Several interpretations of this fact were brought to my attention, so I will relay a couple here.
Commenter Guy D. Moore noted that this is an example of selection bias. My colleague Kangwook Lee also pointed out that this phenomenon is precisely the inspection paradox from probability theory.
Here is an intuitive explanation for why the true answer is so much larger than 3. The longer pieces of ruler are more likely to contain the 6-inch mark. In fact, any piece longer than 6 inches is guaranteed to contain the 6-inch mark! Although such pieces are rare, we are conditioning on the fact that our piece contains the 6-inch mark, so we are likelier to pick out these longer pieces and so the average piece length will be longer.
Limiting cases
As a sanity check, let’s see what happens when we consider the limiting behavior of our formula.
- If $N=1$ (just one piece), the formula simplifies to $L$, which makes sense. In this case, no cuts are made, so all pieces contain the mark, and all pieces are of length $L$.

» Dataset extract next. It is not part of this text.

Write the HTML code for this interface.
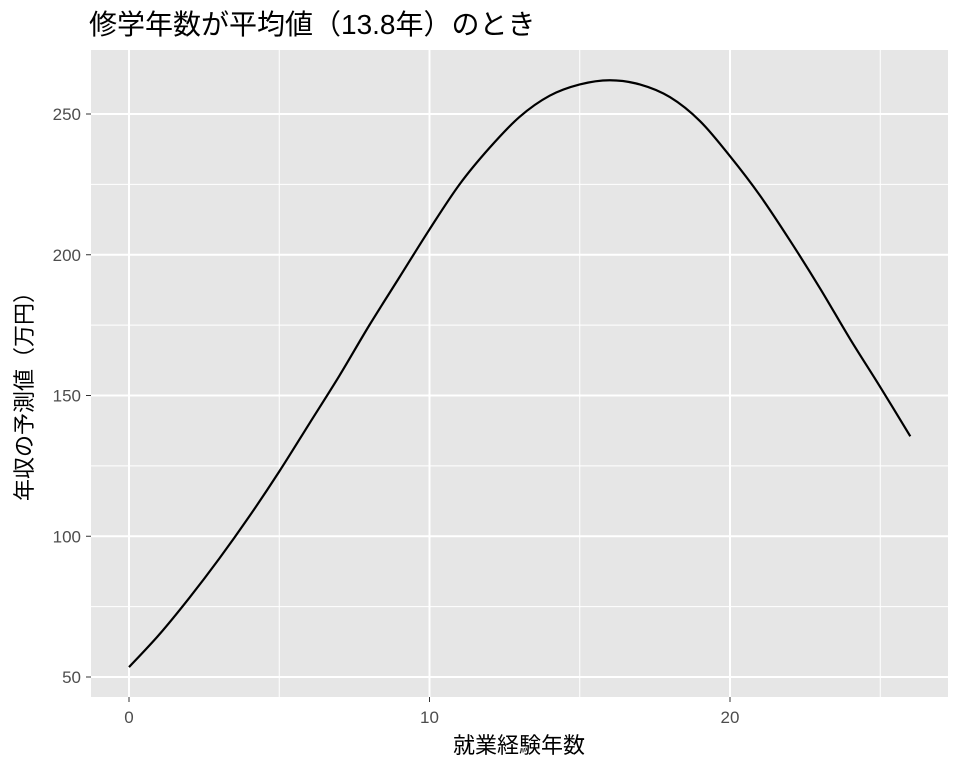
<!DOCTYPE html>
<html><head><meta charset="utf-8"><style>
body{margin:0;background:#fff;}
svg text{font-family:"Liberation Sans","Noto Sans CJK JP",sans-serif;}
</style></head><body>
<svg id="chart" width="960" height="768">
<text x="89" y="34" font-size="28" fill="#000">修学年数が平均値（13.8年）のとき</text>
<rect x="91" y="50" width="857" height="647" fill="#E6E6E6"/>
<g id="grid"></g>
<g id="axes"></g>
<path id="line" fill="none" stroke="#000" stroke-width="2.2"/>
<text x="519" y="753" font-size="22" text-anchor="middle" fill="#000">就業経験年数</text>
<text transform="translate(32,391) rotate(-90)" font-size="22" text-anchor="middle" fill="#000">年収の予測値（万円）</text>
</svg>
<script>
const years=[0,1,2,3,4,5,6,7,8,9,10,11,12,13,14,15,16,17,18,19,20,21,22,23,24,25,26];
const income=[53.5,65,78,92,107,123,140,157,175,192,209,225,238,249,256.5,260.5,262,260.5,256,247.5,235,221,205,188,170,153,135.5];
const xTicks=[0,10,20];
const xMinor=[5,15,25];
const yTicks=[50,100,150,200,250];
const yMinor=[75,125,175,225];
const X=v=>129+v*30.05;
const Y=v=>677-(v-50)*2.815;
const ns="http://www.w3.org/2000/svg";
const grid=document.getElementById('grid'),axes=document.getElementById('axes');
function ln(p,x1,y1,x2,y2,c,w,name){const l=document.createElementNS(ns,'line');
l.setAttribute('x1',x1);l.setAttribute('y1',y1);l.setAttribute('x2',x2);l.setAttribute('y2',y2);
l.setAttribute('stroke',c);l.setAttribute('stroke-width',w);


p.appendChild(l);}
function tx(x,y,s,a,name){const t=document.createElementNS(ns,'text');
t.setAttribute('x',x);t.setAttribute('y',y);t.setAttribute('font-size','17');t.setAttribute('fill','#4D4D4D');t.setAttribute('text-anchor',a);t.textContent=s;


axes.appendChild(t);}
xMinor.forEach(v=>ln(grid,X(v),50,X(v),697,'#fff',1,'x-minor-grid'));
yMinor.forEach(v=>ln(grid,91,Y(v),948,Y(v),'#fff',1,'y-minor-grid'));
xTicks.forEach(v=>{ln(grid,X(v),50,X(v),697,'#fff',2,'x-major-grid');ln(axes,X(v),697,X(v),702,'#333',1,'x-tick');tx(X(v),723,v,'middle','x-tick-label');});
yTicks.forEach(v=>{ln(grid,91,Y(v),948,Y(v),'#fff',2,'y-major-grid');ln(axes,86,Y(v),91,Y(v),'#333',1,'y-tick');tx(81,Y(v)+6,v,'end','y-tick-label');});
const pts=years.map((v,i)=>[X(v),Y(income[i])]);
let d='M'+pts[0][0]+','+pts[0][1];
for(let i=0;i<pts.length-1;i++){const p0=pts[Math.max(0,i-1)],p1=pts[i],p2=pts[i+1],p3=pts[Math.min(pts.length-1,i+2)];
d+=' C'+(p1[0]+(p2[0]-p0[0])/6)+','+(p1[1]+(p2[1]-p0[1])/6)+' '+(p2[0]-(p3[0]-p1[0])/6)+','+(p2[1]-(p3[1]-p1[1])/6)+' '+p2[0]+','+p2[1];}
document.getElementById('line').setAttribute('d',d);
</script>
</body></html>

- If $a=0$ or $a=1$ (the mark is at either end of the ruler), the formula simplifies to $\frac{L}{N}$, which is the average piece length. This makes sense because the first piece always contains the mark, and there is no reason the first piece should be any longer or shorter than the average piece.
- If $N$ gets very large and $0\lt a\lt 1$, the formula tends to $\frac{2L}{N}$. So pieces containing the mark are on average twice as long as the average piece.
Here is a figure showing how much longer the marked piece of ruler is compared to the average length $\frac{L}{N}$. We can visually confirm the three limiting cases: when $N=1$, we just get the average length, if $a=0$ or $a=1$ we also get the average length, and as $N\to\infty$, we do indeed tend to $2$. The solution to the original problem ($a=\tfrac{1}{2}$ and $N=4$) produces a ratio of $1.875$, which when multiplied by the average length $\frac{L}{N} = \frac{12}{4} = 3$ produces the answer we reported above, $5.625$.